Display bit depth controls how many tonal steps each RGB channel can show, directly affecting gradient smoothness, shadow detail, and how cleanly rendered materials survive lighting and post-processing. For 3D rendering, 10-bit output is less about “more vivid color” and more about fewer visible steps between colors.
Bit Depth Is Shade Precision, Not Just More Color
In an 8-bit RGB signal, each red, green, and blue channel has 256 steps, creating about 16.7 million possible colors. A 10-bit signal raises that to 1,024 steps per channel, or about 1.07 billion combinations, which is why color depth matters most in subtle transitions.
That precision shows up in 3D scenes with sky gradients, volumetric fog, brushed metal, skin shaders, glass reflections, and near-black interiors. These areas often reveal banding before saturated objects do.

The key distinction is that color gamut defines the range of colors a display can reach, while bit depth defines how smoothly it moves between them. A wide-gamut screen with poor bit depth can still show harsh steps in a clean render.
Why 3D Renders Expose 8-Bit Limits
3D rendering stacks many color decisions: texture maps, lighting, global illumination, tone mapping, bloom, depth of field, and color grading. Each pass can compress or stretch tonal values, making small bit-depth gaps easier to see.
For example, a soft sunset background rendered in 8-bit has only 256 levels per channel to describe the fade from orange to blue. In 10-bit, the same channel has four times more steps, so the transition can look smoother before compression or export.
This is especially important in HDR previews. HDR10 is built around 10-bit color, and higher bit depth helps preserve highlight roll-off, shadow separation, and fine atmospheric effects. In practical display terms, 10-bit is most visible in smooth gradients, not in every object on screen.

The Full Pipeline Must Support It
A 10-bit monitor does not guarantee a 10-bit render preview. The whole chain has to cooperate: graphics hardware, cable, port bandwidth, operating system setting, app viewport, monitor input mode, and panel processing.
For rendering work, Full Range RGB is usually the cleanest default for desktop use. Some component-video modes can work well, but RGB avoids unnecessary compromises for text clarity and fine shade handling in normal monitor workflows, as noted in PC display settings.
Before judging your render, confirm that 10-bit color depth is enabled in the graphics output, the cable and port have enough bandwidth for the selected resolution and refresh rate, and the renderer or grading tool can output a 10-bit preview. High refresh rates at high resolution can limit bit depth, and oversaturated monitor modes should be avoided when accuracy matters.
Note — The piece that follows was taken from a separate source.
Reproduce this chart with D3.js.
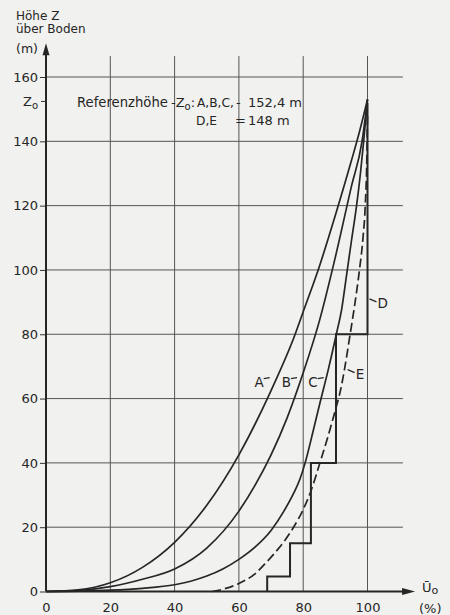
<!DOCTYPE html>
<html>
<head>
<meta charset="utf-8">
<script src="https://cdn.jsdelivr.net/npm/d3@7"></script>
<style>
  body { margin: 0; background: #f1f1ef; }
  text { font-family: "DejaVu Sans", sans-serif; fill: #262626; }
</style>
</head>
<body>
<svg id="chart" width="450" height="615"></svg>
<script>
// Windprofil - Höhe Z über Boden gegen U/U0

var uTicks = [0, 20, 40, 60, 80, 100];
var zTicks = [0, 20, 40, 60, 80, 100, 120, 140, 160];
var zRef = 152.4;

// curve A
var aU = [0, 10, 20, 30, 40, 50, 60, 70, 77.5, 80, 85, 90, 95, 97.5, 100];
var aZ = [0, 0.5, 2.7, 7.5, 15.3, 26.8, 42.5, 62.5, 80, 87, 101, 117, 134, 143, 153];

// curve B
var bU = [0, 10, 20, 30, 40, 50, 60, 65, 70, 75, 80, 85, 90, 95, 98.3, 100];
var bZ = [0, 0.3, 1.5, 3.8, 7, 13.5, 25, 33, 42.5, 54, 68, 84, 104, 126, 140, 153];

// curve C
var cU = [0, 10, 20, 30, 40, 45, 50, 55, 60, 65, 70, 74, 77, 79, 80.6, 83, 85.3, 87.8, 90.3, 92, 93.5, 95, 96.6, 97.8, 98.8, 100];
var cZ = [0, 0.1, 0.4, 1, 2.1, 3.2, 4.8, 7, 10, 13.8, 19, 25, 30.5, 35, 40, 49.5, 59, 69, 80, 88, 98.5, 109, 120, 130, 140, 153];

// curve D (steps)
var dU = [68.8, 75.9, 82.4, 90.2, 100, 100];
var dZ = [0, 4.7, 15, 40, 80, 152];

// curve E (dashed)
var eU = [51.7, 55, 60, 65, 68, 71, 74, 77, 80, 82.5, 85.2, 87.5, 89, 90, 91.7, 93, 94.6, 96, 97.5, 98.6, 99.3, 99.8, 100];
var eZ = [0, 0.7, 2.5, 5.5, 8.5, 11.8, 15.5, 20, 25.5, 31.5, 40, 47.5, 52.8, 56.4, 63, 70, 80, 89, 100, 110, 120, 135, 148];

// label anchor on each curve
var labelNames = ["A", "B", "C", "D", "E"];
var labelU = [70.2, 78.7, 87, 100, 93.2];
var labelZ = [66.5, 66.5, 66.5, 91, 69];

var svg = d3.select("#chart");
var x = d3.scaleLinear().domain([0, 100]).range([46, 367.5]);
var y = d3.scaleLinear().domain([0, 160]).range([591.5, 77]);

// Grid
svg.append("g")
  .selectAll("line")
  .data(uTicks.slice(1))
  .enter()
  .append("line")
  .attr("x1", function (d) { return x(d); })
  .attr("x2", function (d) { return x(d); })
  .attr("y1", y(0))
  .attr("y2", y(166.5))
  .attr("stroke", "#555")
  .attr("stroke-width", 1);

svg.append("g")
  .selectAll("line")
  .data(zTicks.slice(1))
  .enter()
  .append("line")
  .attr("x1", x(0))
  .attr("x2", x(111))
  .attr("y1", function (d) { return y(d); })
  .attr("y2", function (d) { return y(d); })
  .attr("stroke", "#555")
  .attr("stroke-width", 1);

// Y axis
var yAxis = svg.append("g")
  .attr("transform", "translate(" + x(0) + ",0)")
  .call(d3.axisLeft(y).tickValues(zTicks).tickSize(6).tickPadding(2));
yAxis.select(".domain").remove();
yAxis.selectAll("line").attr("stroke", "#333");
yAxis.selectAll("text")
  .attr("font-family", "DejaVu Sans")
  .attr("font-size", 13)
  .attr("fill", "#262626");

// X axis
var xAxis = svg.append("g")
  .attr("transform", "translate(0," + y(0) + ")")
  .call(d3.axisBottom(x).tickValues(uTicks).tickSize(0).tickPadding(11));
xAxis.select(".domain").remove();
xAxis.selectAll("text")
  .attr("font-family", "DejaVu Sans")
  .attr("font-size", 13)
  .attr("fill", "#262626");

// axis lines with arrows
svg.append("line")
  .attr("x1", x(0)).attr("x2", x(0))
  .attr("y1", y(0)).attr("y2", y(168))
  .attr("stroke", "#262626").attr("stroke-width", 2);
svg.append("path")
  .attr("d", "M" + x(0) + "," + y(170.5) + "L" + (x(0) - 3.5) + "," + (y(170.5) + 12) + "L" + (x(0) + 3.5) + "," + (y(170.5) + 12) + "Z")
  .attr("fill", "#262626");

svg.append("line")
  .attr("x1", x(0)).attr("x2", x(112))
  .attr("y1", y(0)).attr("y2", y(0))
  .attr("stroke", "#262626").attr("stroke-width", 2);
svg.append("path")
  .attr("d", "M" + x(114.8) + "," + y(0) + "L" + (x(114.8) - 13) + "," + (y(0) - 3.5) + "L" + (x(114.8) - 13) + "," + (y(0) + 3.5) + "Z")
  .attr("fill", "#262626");

// Z0 tick
svg.append("line")
  .attr("x1", x(0) - 5).attr("x2", x(0))
  .attr("y1", y(zRef)).attr("y2", y(zRef))
  .attr("stroke", "#333");
var z0 = svg.append("text")
  .attr("x", 23)
  .attr("y", y(zRef) + 5)
  .attr("font-size", 13);
z0.append("tspan").text("Z");
z0.append("tspan").attr("font-size", 10).attr("dy", 3).text("o");

// axis titles
svg.append("text").attr("x", 16).attr("y", 20).attr("font-size", 12).text("Höhe Z");
svg.append("text").attr("x", 16).attr("y", 33).attr("font-size", 12).text("über Boden");
svg.append("text").attr("x", 16).attr("y", 53).attr("font-size", 12.5).text("(m)");

var uLab = svg.append("text").attr("x", 422).attr("y", 592).attr("font-size", 13);
uLab.append("tspan").text("Ū");
uLab.append("tspan").attr("font-size", 11).attr("dy", 2).text("o");
svg.append("text").attr("x", 419).attr("y", 613).attr("font-size", 13).text("(%)");

// Referenzhöhe note
svg.append("text").attr("x", 77).attr("y", 107).attr("font-size", 13.2).text("Referenzhöhe");
var note = svg.append("text").attr("x", 171).attr("y", 107).attr("font-size", 13);
note.append("tspan").text("-Z");
note.append("tspan").attr("font-size", 10).attr("dy", 3).text("o");
note.append("tspan").attr("dy", -3).text(":");
svg.append("text").attr("x", 197).attr("y", 107).attr("font-size", 12.2).text("A,B,C,");
svg.append("text").attr("x", 236).attr("y", 107).attr("font-size", 13).text("-");
svg.append("text").attr("x", 248).attr("y", 107).attr("font-size", 13).text("152,4 m");
svg.append("text").attr("x", 196).attr("y", 125).attr("font-size", 12.2).text("D,E");
svg.append("text").attr("x", 235).attr("y", 125).attr("font-size", 13).text("=");
svg.append("text").attr("x", 248).attr("y", 125).attr("font-size", 13).text("148 m");

// Curves
var line = d3.line()
  .x(function (d) { return x(d[0]); })
  .y(function (d) { return y(d[1]); })
  .curve(d3.curveMonotoneX);

function pairs(us, zs) {
  return us.map(function (u, i) { return [u, zs[i]]; });
}

[[aU, aZ], [bU, bZ], [cU, cZ]].forEach(function (c) {
  svg.append("path")
    .attr("d", line(pairs(c[0], c[1])))
    .attr("fill", "none")
    .attr("stroke", "#262626")
    .attr("stroke-width", 1.7);
});

svg.append("path")
  .attr("d", line(pairs(eU, eZ)))
  .attr("fill", "none")
  .attr("stroke", "#262626")
  .attr("stroke-width", 1.7)
  .attr("stroke-dasharray", "9,4");

var stepLine = d3.line()
  .x(function (d) { return x(d[0]); })
  .y(function (d) { return y(d[1]); })
  .curve(d3.curveStepBefore);

svg.append("path")
  .attr("d", stepLine(pairs(dU, dZ)))
  .attr("fill", "none")
  .attr("stroke", "#262626")
  .attr("stroke-width", 2);

// Curve labels
labelNames.forEach(function (name, i) {
  var px = x(labelU[i]);
  var py = y(labelZ[i]);
  var right = name == "D" || name == "E";
  svg.append("line")
    .attr("x1", px + (right ? 2 : -2))
    .attr("x2", px + (right ? 9 : -8))
    .attr("y1", py)
    .attr("y2", py + (right ? 3 : 1))
    .attr("stroke", "#262626")
    .attr("stroke-width", 1.2);
  svg.append("text")
    .attr("x", px + (right ? 10 : -8))
    .attr("y", py + 9)
    .attr("text-anchor", right ? "start" : "end")
    .attr("font-size", 13.5)
    .text(name);
});
</script>
</body>
</html>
Many “10-bit” monitors use 8-bit panels with frame-rate control, which can still look very good. Native 10-bit remains the stronger choice for critical grading.
Accuracy Still Needs Calibration
Bit depth reduces banding, but it does not fix inaccurate color. A poorly calibrated 10-bit display can still show the wrong white point, crushed shadows, or oversaturated colors.
For rendering decisions, accuracy depends on gamut, gamma, grayscale tracking, uniformity, contrast, and calibration. A display can cover 100% sRGB and still miss the intended look if its factory tuning is off; color accuracy is about matching a reference, not looking punchier.
A hardware calibrator is worth it when renders must match client approvals, print output, product colors, or video delivery standards. Even a value-focused setup benefits from a calibrated sRGB mode for office work and a controlled HDR or 10-bit mode for immersive review.
Best Practical Choice for Renderers
Use 8-bit for fast SDR previews, office work, basic modeling, and competitive gaming where refresh rate matters more than tonal finesse. It is reliable, efficient, and still fits most web and desktop content.
Choose 10-bit for cinematic 3D scenes, HDR lighting, product visualization, skin, skies, smoke, fog, glossy materials, and any workflow involving heavy color grading. If you are buying a monitor for both rendering and gaming, prioritize strong panel quality, accurate modes, contrast, and stable 10-bit support over the bit-depth label alone.
The best display is not the one with the biggest spec sheet. It is the one that lets your render look intentional, consistent, and immersive from viewport to final delivery.